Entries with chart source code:
--
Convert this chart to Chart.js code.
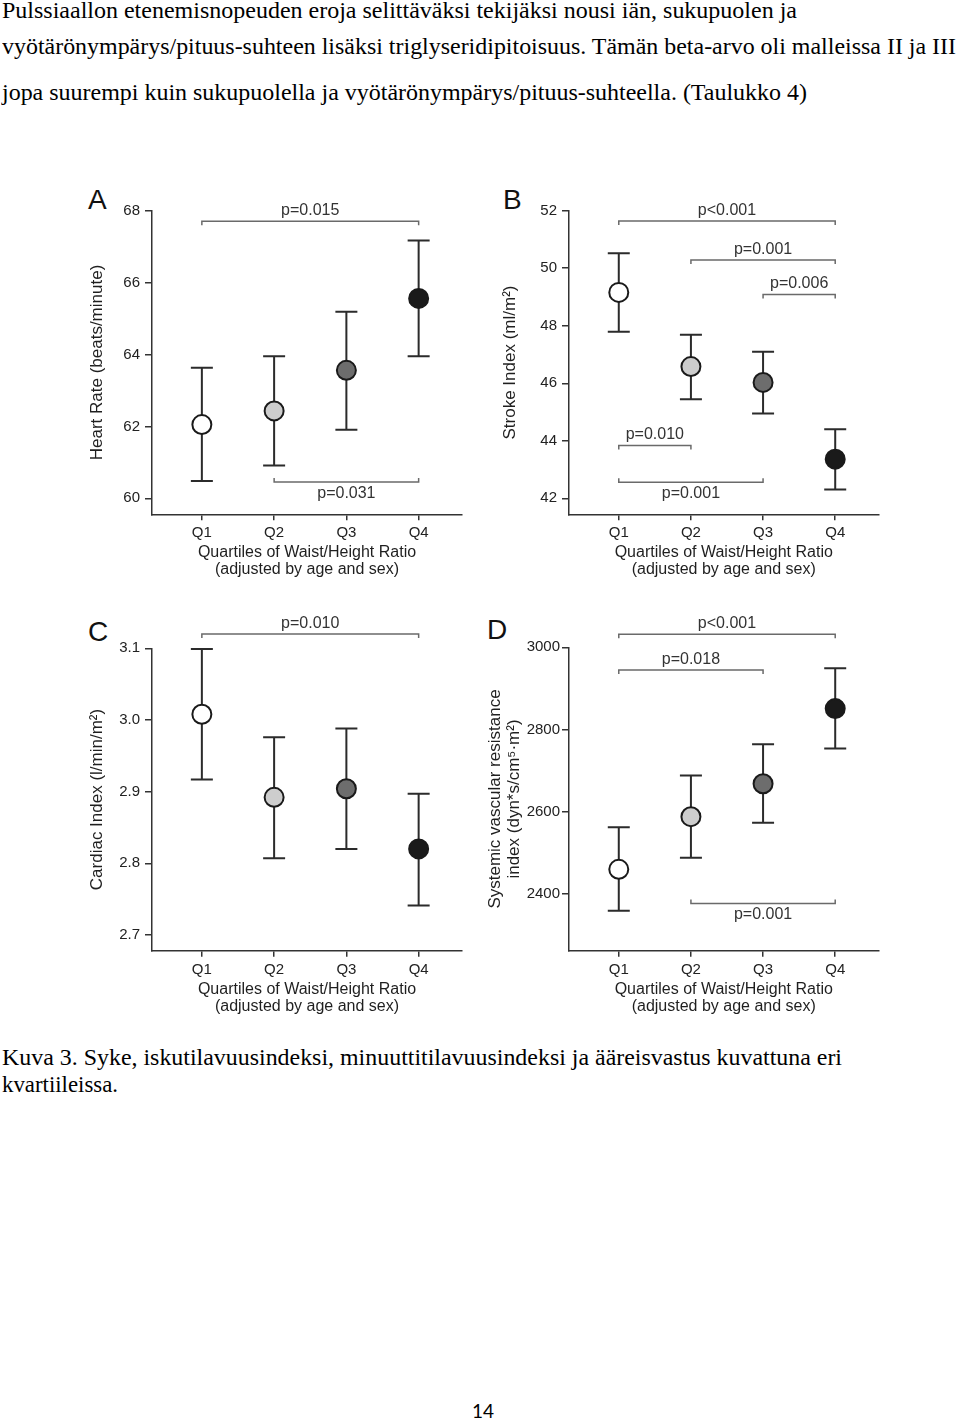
<!DOCTYPE html>
<html>
<head>
<meta charset="utf-8">
<script src="https://cdn.jsdelivr.net/npm/chart.js@4.4.1/dist/chart.umd.min.js"></script>
<style>
  html, body { margin: 0; padding: 0; background: #fff; }
  body { width: 960px; height: 1421px; position: relative; overflow: hidden; }
  .txt { position: absolute; white-space: nowrap; font-family: "Liberation Serif", "Times New Roman", serif; color: #000; line-height: 1; transform-origin: 0 0; }
  .letter { position: absolute; font-family: "Liberation Sans", Arial, sans-serif; font-size: 28px; line-height: 1; color: #111; }
  canvas { position: absolute; }
  #pageno { position: absolute; left: 433px; width: 100px; top: 1401px; text-align: center; font-family: Lato, "Noto Sans", sans-serif; font-size: 19px; line-height: 1; color: #000; }
</style>
</head>
<body>
<div class="txt" style="left:2px;top:-2px;font-size:24px" data-w="795">Pulssiaallon etenemisnopeuden eroja selittäväksi tekijäksi nousi iän, sukupuolen ja</div>
<div class="txt" style="left:2px;top:34px;font-size:24px" data-w="954">vyötärönympärys/pituus-suhteen lisäksi triglyseridipitoisuus. Tämän beta-arvo oli malleissa II ja III</div>
<div class="txt" style="left:2px;top:80px;font-size:24px" data-w="805">jopa suurempi kuin sukupuolella ja vyötärönympärys/pituus-suhteella. (Taulukko 4)</div>

<div class="letter" style="left:88px;top:186px">A</div>
<div class="letter" style="left:503px;top:186px">B</div>
<div class="letter" style="left:88px;top:618px">C</div>
<div class="letter" style="left:487px;top:616px">D</div>

<canvas id="chartA"></canvas>
<canvas id="chartB"></canvas>
<canvas id="chartC"></canvas>
<canvas id="chartD"></canvas>

<div class="txt" style="left:2px;top:1046px;font-size:23px" data-w="840">Kuva 3. Syke, iskutilavuusindeksi, minuuttitilavuusindeksi ja ääreisvastus kuvattuna eri</div>
<div class="txt" style="left:2px;top:1073px;font-size:23px" data-w="116">kvartiileissa.</div>

<div id="pageno">14</div>

<script>
const quartiles = ['Q1', 'Q2', 'Q3', 'Q4'];
const fillColors = ['#ffffff', '#cdcdcd', '#6d6d6d', '#1a1a1a'];

// A - heart rate
const hrMean = [62.05, 62.43, 63.56, 65.56];
const hrLow = [60.48, 60.91, 61.91, 63.95];
const hrHigh = [63.63, 63.95, 65.19, 67.17];
const hrTicks = [60, 62, 64, 66, 68];
const hrP = [
  { from: 1, to: 4, y: 67.71, text: 'p=0.015', side: 'above' },
  { from: 2, to: 4, y: 60.45, text: 'p=0.031', side: 'below' }
];

// B - stroke index
const siMean = [49.16, 46.58, 46.03, 43.36];
const siLow = [47.79, 45.44, 44.95, 42.31];
const siHigh = [50.52, 47.69, 47.10, 44.40];
const siTicks = [42, 44, 46, 48, 50, 52];
const siP = [
  { from: 1, to: 4, y: 51.64, text: 'p<0.001', side: 'above' },
  { from: 2, to: 4, y: 50.29, text: 'p=0.001', side: 'above' },
  { from: 3, to: 4, y: 49.09, text: 'p=0.006', side: 'above' },
  { from: 1, to: 2, y: 43.84, text: 'p=0.010', side: 'above' },
  { from: 1, to: 3, y: 42.56, text: 'p=0.001', side: 'below' }
];

// C - cardiac index
const ciMean = [3.008, 2.892, 2.904, 2.820];
const ciLow = [2.917, 2.807, 2.820, 2.741];
const ciHigh = [3.099, 2.976, 2.988, 2.897];
const ciTicks = [2.7, 2.8, 2.9, 3.0, 3.1];
const ciP = [
  { from: 1, to: 4, y: 3.12, text: 'p=0.010', side: 'above' }
];

// D - systemic vascular resistance index
const svMean = [2460, 2588, 2668, 2851];
const svLow = [2359, 2488, 2573, 2754];
const svHigh = [2562, 2688, 2764, 2949];
const svTicks = [2400, 2600, 2800, 3000];
const svP = [
  { from: 1, to: 4, y: 3032, text: 'p<0.001', side: 'above' },
  { from: 1, to: 3, y: 2945, text: 'p=0.018', side: 'above' },
  { from: 2, to: 4, y: 2377, text: 'p=0.001', side: 'below' }
];

const xTitle = ['Quartiles of Waist/Height Ratio', '(adjusted by age and sex)'];
const fam = '"Liberation Sans", Arial, sans-serif';

const panels = [
  { id: 'chartA', box: [80, 180, 400, 410], area: [152, 210.7, 462, 514.3], yMin: 59.555, yMax: 68,
    mean: hrMean, low: hrLow, high: hrHigh, ticks: hrTicks, dec: 0, brackets: hrP,
    yTitle: 'Heart Rate (beats/minute)', titlePad: 8, tickPad: 5 },
  { id: 'chartB', box: [490, 180, 400, 410], area: [569, 210.7, 879, 514.3], yMin: 41.444, yMax: 52,
    mean: siMean, low: siLow, high: siHigh, ticks: siTicks, dec: 0, brackets: siP,
    yTitle: 'Stroke Index (ml/m²)', titlePad: 10.5, tickPad: 5 },
  { id: 'chartC', box: [80, 610, 400, 410], area: [152, 648.3, 462, 950.7], yMin: 2.678, yMax: 3.1,
    mean: ciMean, low: ciLow, high: ciHigh, ticks: ciTicks, dec: 1, brackets: ciP,
    yTitle: 'Cardiac Index (l/min/m²)', titlePad: 8, tickPad: 5 },
  { id: 'chartD', box: [480, 610, 410, 410], area: [569, 647.3, 879, 950.7], yMin: 2262, yMax: 3000,
    mean: svMean, low: svLow, high: svHigh, ticks: svTicks, dec: 0, brackets: svP,
    yTitle: ['Systemic vascular resistance', 'index (dyn*s/cm⁵·m²)'], titlePad: 6, tickPad: 2 }
];

function makePanel(p) {
  const cv = document.getElementById(p.id);
  const [bx, by, bw, bh] = p.box;
  const [al, at, ar, ab] = p.area;
  cv.width = bw;
  cv.height = bh;
  cv.style.left = bx + 'px';
  cv.style.top = by + 'px';
  cv.style.width = bw + 'px';
  cv.style.height = bh + 'px';
  const yw = al - bx;
  const xh = 64.2;

  const errBars = {
    id: 'errBars',
    beforeDatasetsDraw(chart) {
      const { ctx, scales: { x, y } } = chart;
      ctx.save();
      ctx.strokeStyle = '#2b2b2b';
      ctx.lineWidth = 2;
      p.mean.forEach((m, i) => {
        const px = x.getPixelForValue(i + 1);
        const lo = y.getPixelForValue(p.low[i]);
        const hi = y.getPixelForValue(p.high[i]);
        ctx.beginPath();
        ctx.moveTo(px, lo); ctx.lineTo(px, hi);
        ctx.moveTo(px - 11, lo); ctx.lineTo(px + 11, lo);
        ctx.moveTo(px - 11, hi); ctx.lineTo(px + 11, hi);
        ctx.stroke();
      });
      ctx.restore();
    }
  };

  const brackets = {
    id: 'brackets',
    afterDatasetsDraw(chart) {
      const { ctx, scales: { x, y } } = chart;
      ctx.save();
      ctx.font = '16px ' + fam;
      ctx.textAlign = 'center';
      ctx.textBaseline = 'middle';
      p.brackets.forEach(b => {
        const x1 = x.getPixelForValue(b.from);
        const x2 = x.getPixelForValue(b.to);
        const py = y.getPixelForValue(b.y);
        const dir = b.side === 'above' ? 1 : -1;
        ctx.strokeStyle = '#6a6a6a';
        ctx.lineWidth = 1.5;
        ctx.beginPath();
        ctx.moveTo(x1, py + 4 * dir);
        ctx.lineTo(x1, py);
        ctx.lineTo(x2, py);
        ctx.lineTo(x2, py + 4 * dir);
        ctx.stroke();
        ctx.fillStyle = '#333';
        ctx.fillText(b.text, (x1 + x2) / 2, b.side === 'above' ? py - 10.5 : py + 11);
      });
      ctx.restore();
    }
  };

  return new Chart(cv, {
    type: 'scatter',
    data: {
      datasets: [{
        data: p.mean.map((v, i) => ({ x: i + 1, y: v })),
        pointRadius: 9.5,
        pointHoverRadius: 9.5,
        pointBackgroundColor: fillColors,
        pointBorderColor: '#1a1a1a',
        pointBorderWidth: 2
      }]
    },
    options: {
      responsive: false,
      animation: false,
      devicePixelRatio: 1,
      events: [],
      layout: { padding: { left: 0, top: at - by, right: bx + bw - ar, bottom: by + bh - ab - xh } },
      plugins: { legend: { display: false }, tooltip: { enabled: false } },
      scales: {
        x: {
          type: 'linear',
          min: 0.31,
          max: 4.6,
          afterBuildTicks: s => { s.ticks = quartiles.map((q, i) => ({ value: i + 1 })); },
          afterFit: s => { s.height = xh; },
          ticks: { callback: (v, i) => quartiles[i], color: '#222', font: { family: fam, size: 15 }, padding: 4, maxRotation: 0 },
          grid: { drawOnChartArea: false, drawTicks: true, tickLength: 6, tickColor: '#333', lineWidth: 1.5 },
          border: { display: true, color: '#333', width: 1.5 },
          title: { display: true, text: xTitle, color: '#1f1f1f', font: { family: fam, size: 16, lineHeight: 1.07 }, padding: { top: 0, bottom: 0 } }
        },
        y: {
          min: p.yMin,
          max: p.yMax,
          afterBuildTicks: s => { s.ticks = p.ticks.map(v => ({ value: v })); },
          afterFit: s => { s.width = yw; },
          ticks: { callback: v => v.toFixed(p.dec), color: '#222', font: { family: fam, size: 15 }, padding: p.tickPad },
          grid: { drawOnChartArea: false, drawTicks: true, tickLength: 7, tickColor: '#333', lineWidth: 1.5 },
          border: { display: true, color: '#333', width: 1.5 },
          title: { display: true, text: p.yTitle, color: '#1f1f1f', font: { family: fam, size: 17, lineHeight: 1.12 }, padding: { top: p.titlePad, bottom: 0 } }
        }
      }
    },
    plugins: [errBars, brackets]
  });
}

panels.forEach(makePanel);

// squeeze the text lines to the widths of the scanned page
document.querySelectorAll('.txt').forEach(el => {
  const w = el.getBoundingClientRect().width;
  const target = +el.dataset.w;
  el.style.transform = 'scaleX(' + (target / w) + ')';
});
</script>
</body>
</html>
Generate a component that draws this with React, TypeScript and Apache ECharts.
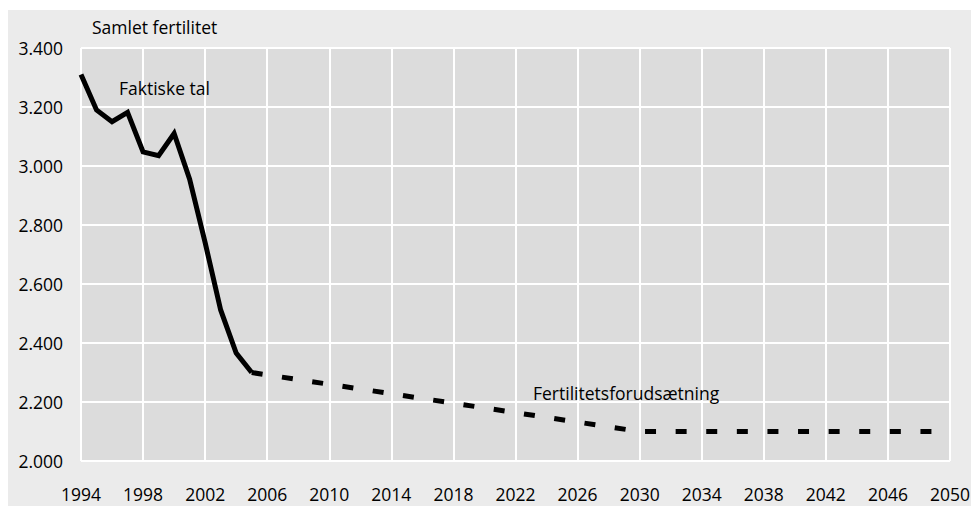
--
## What to do
Where a line contains "this", copy that line.

## Exercise output
Convert this chart to Chart.js code.
Generate a component that draws this with React, TypeScript and Apache ECharts.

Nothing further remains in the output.